- WORK INSTRUCTIONS: Print nothing but the lines from the start of the listing below through the line that contains "plt.rcParams['font.family'] = ['Liberation". Do not include the pictures.

- DATA SHOWN:
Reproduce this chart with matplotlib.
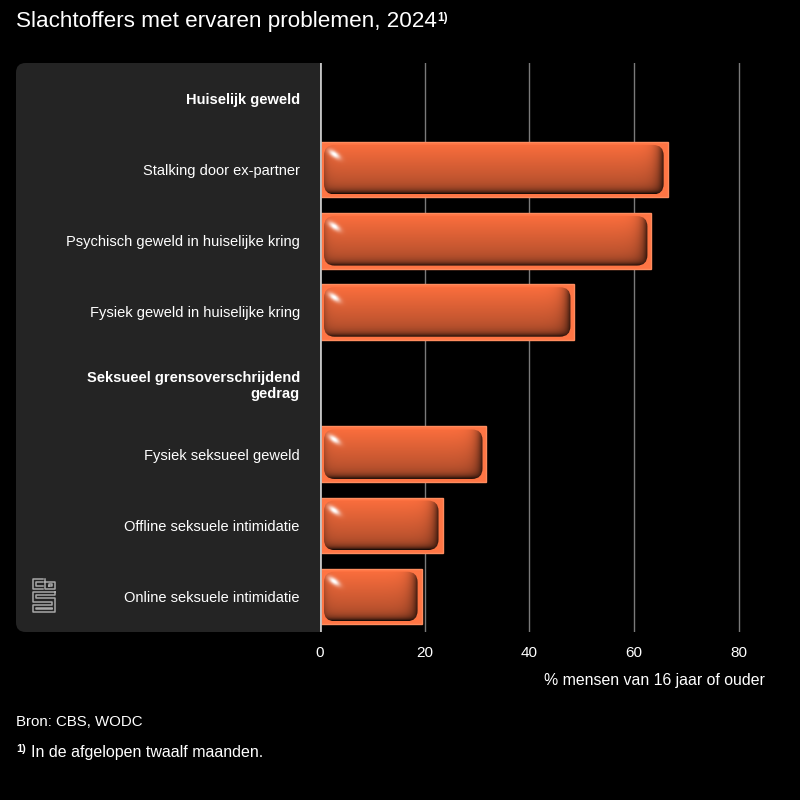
import numpy as np
import matplotlib
matplotlib.use("Agg")
import matplotlib.pyplot as plt
from matplotlib.patches import FancyBboxPatch

plt.rcParams['font.family'] = ['Liberation Sans', 'DejaVu Sans']

# data
labels = ["Huiselijk geweld",
          "Stalking door ex-partner",
          "Psychisch geweld in huiselijke kring",
          "Fysiek geweld in huiselijke kring",
          "Seksueel grensoverschrijdend\ngedrag",
          "Fysiek seksueel geweld",
          "Offline seksuele intimidatie",
          "Online seksuele intimidatie"]
is_header = [True, False, False, False, True, False, False, False]
values = [np.nan, 66.4, 63.3, 48.6, np.nan, 31.8, 23.4, 19.4]
xticks = [0, 20, 40, 60, 80]

title = "Slachtoffers met ervaren problemen, 2024"
xlabel = "% mensen van 16 jaar of ouder"
source = "Bron: CBS, WODC"
note = "In de afgelopen twaalf maanden."

W, H = 800, 800
fig = plt.figure(figsize=(8, 8), dpi=100, facecolor='black')
ax_l, ax_r, ax_t, ax_b = 320, 765, 63, 632
ax = fig.add_axes([ax_l / W, 1 - ax_b / H, (ax_r - ax_l) / W, (ax_b - ax_t) / H])
ax.set_facecolor('black')

xmax = 85
ax.set_xlim(0, xmax)
ax.set_ylim(len(labels) - 0.5, -0.5)

# grey label panel behind the category labels
panel = FancyBboxPatch((16 / W, 1 - ax_b / H), (ax_l + 20 - 16) / W, (ax_b - ax_t) / H,
                       boxstyle="round,pad=0,rounding_size=0.012",
                       transform=fig.transFigure, facecolor='#242424',
                       edgecolor='none', zorder=-5)
fig.patches.append(panel)

# px per data unit
sx = (ax_r - ax_l) / xmax
sy = (ax_b - ax_t) / len(labels)

for g in xticks[1:]:
    ax.axvline(g, color='#7a7a7a', lw=1, zorder=1)

bar_h = 0.78
ypos = np.arange(len(labels))
ax.barh(ypos, values, height=bar_h, color='#ff7544', edgecolor='#ff8c5e',
        lw=1, zorder=2)

base = np.array([0.98, 0.43, 0.24])
ang = np.deg2rad(35)
for y, v in zip(ypos, values):
    if np.isnan(v):
        continue
    x0, x1 = 4.0 / sx, v - 4.0 / sx
    inset = 3.0 / sy
    yt = y - bar_h / 2 + inset
    hh = bar_h - 2 * inset
    box = FancyBboxPatch((x0, yt), x1 - x0, hh,
                         boxstyle="round,pad=0,rounding_size=2.0",
                         mutation_aspect=sx / sy,
                         facecolor='none', edgecolor='none', zorder=3)
    ax.add_patch(box)
    nx, ny = 400, 80
    xs = np.linspace(x0, x1, nx)
    vv = np.linspace(0, 1, ny)
    px = (xs - x0) * sx
    pr = (x1 - xs) * sx
    py = vv * hh * sy
    pb = (1 - vv) * hh * sy
    PX, PY = np.meshgrid(px, py)
    PR, PB = np.meshgrid(pr, pb)
    shade = 1 - 0.32 * PY / (hh * sy)
    shade *= 1 - 0.88 * np.exp(-PB / 3.2)
    shade *= 1 - 0.78 * np.exp(-PR / 5.5)
    shade *= 1 - 0.22 * np.exp(-PX / 3.5)
    rgb = base[None, None, :] * shade[:, :, None]
    du, dw = PX - 10, PY - 10
    u = du * np.cos(ang) + dw * np.sin(ang)
    w = -du * np.sin(ang) + dw * np.cos(ang)
    hl = np.exp(-(u / 6.5) ** 2 - (w / 3.0) ** 2)
    hl = np.clip(hl * 1.05, 0, 1)
    rgb = rgb * (1 - hl[:, :, None]) + hl[:, :, None]
    im = ax.imshow(np.clip(rgb, 0, 1), extent=(x0, x1, yt + hh, yt),
                   origin='upper', aspect='auto', zorder=3, interpolation='bilinear')
    im.set_clip_path(box)

ax.set_xlim(0, xmax)
ax.set_ylim(len(labels) - 0.5, -0.5)
ax.axvline(0, color='#c4c4c4', lw=2, zorder=4)

for s in ax.spines.values():
    s.set_visible(False)

ax.set_xticks(xticks)
ax.set_xticklabels([str(t) for t in xticks])
ax.set_yticks(ypos)
ax.set_yticklabels(labels)
ax.tick_params(axis='both', length=0, colors='white', labelsize=10.5)
ax.tick_params(axis='x', pad=10, labelsize=11)
ax.tick_params(axis='y', pad=14.5)
for lab, hdr in zip(ax.get_yticklabels(), is_header):
    if hdr:
        lab.set_fontweight('bold')

fig.text(ax_r / W, 1 - 680 / H, xlabel, color='white', fontsize=11.4,
         ha='right', va='center')

t = fig.text(16 / W, 1 - 22 / H, title, color='white', fontsize=16.2,
             ha='left', va='center')
fig.canvas.draw()
ax.annotate("1)", xy=(1, 1), xycoords=t, xytext=(0, 0),
            textcoords='offset points', color='white', fontsize=8.5,
            fontweight='bold', ha='left', va='top', annotation_clip=False)

fig.text(16 / W, 1 - 722 / H, source, color='white', fontsize=10.8,
         ha='left', va='center')
fig.text(16 / W, 1 - 749 / H, "1)", color='white', fontsize=8,
         fontweight='bold', ha='left', va='center')
fig.text(31 / W, 1 - 753 / H, note, color='white', fontsize=11.5,
         ha='left', va='center')

# CBS logo (simple line drawing)
lg = fig.add_axes([32 / W, 1 - 613 / H, 24 / W, 35 / H])
lg.set_xlim(0, 10)
lg.set_ylim(0, 14)
lg.axis('off')
lc = '#a8a8a8'
lw = 1.1
lg.plot([4.6, 0.3, 0.3, 4.6], [13.7, 13.7, 9.6, 9.6], color=lc, lw=lw)
lg.plot([4.6, 1.6, 1.6, 4.6], [12.4, 12.4, 10.9, 10.9], color=lc, lw=lw)
lg.plot([5.6, 5.6, 9.7, 9.7, 5.6], [13.7, 9.6, 9.6, 12.6, 12.6], color=lc, lw=lw)
lg.plot([6.9, 8.4, 8.4, 6.9, 6.9], [10.9, 10.9, 11.5, 11.5, 10.9], color=lc, lw=lw)
lg.plot([9.7, 0.3, 0.3, 8.4, 8.4, 0.3, 0.3, 9.7, 9.7, 1.6, 1.6, 9.7, 9.7],
        [8.4, 8.4, 4.6, 4.6, 3.3, 3.3, 0.3, 0.3, 5.9, 5.9, 7.1, 7.1, 8.4],
        color=lc, lw=lw)
lg.plot([8.4, 1.6, 1.6, 8.4], [1.6, 1.6, 2.0, 2.0], color=lc, lw=lw)

fig.savefig("out.png", dpi=100, facecolor='black')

- CORRECT RESPONSE:
Reproduce this chart with matplotlib.
import numpy as np
import matplotlib
matplotlib.use("Agg")
import matplotlib.pyplot as plt
from matplotlib.patches import FancyBboxPatch

plt.rcParams['font.family'] = ['Liberation Sans', 'DejaVu Sans']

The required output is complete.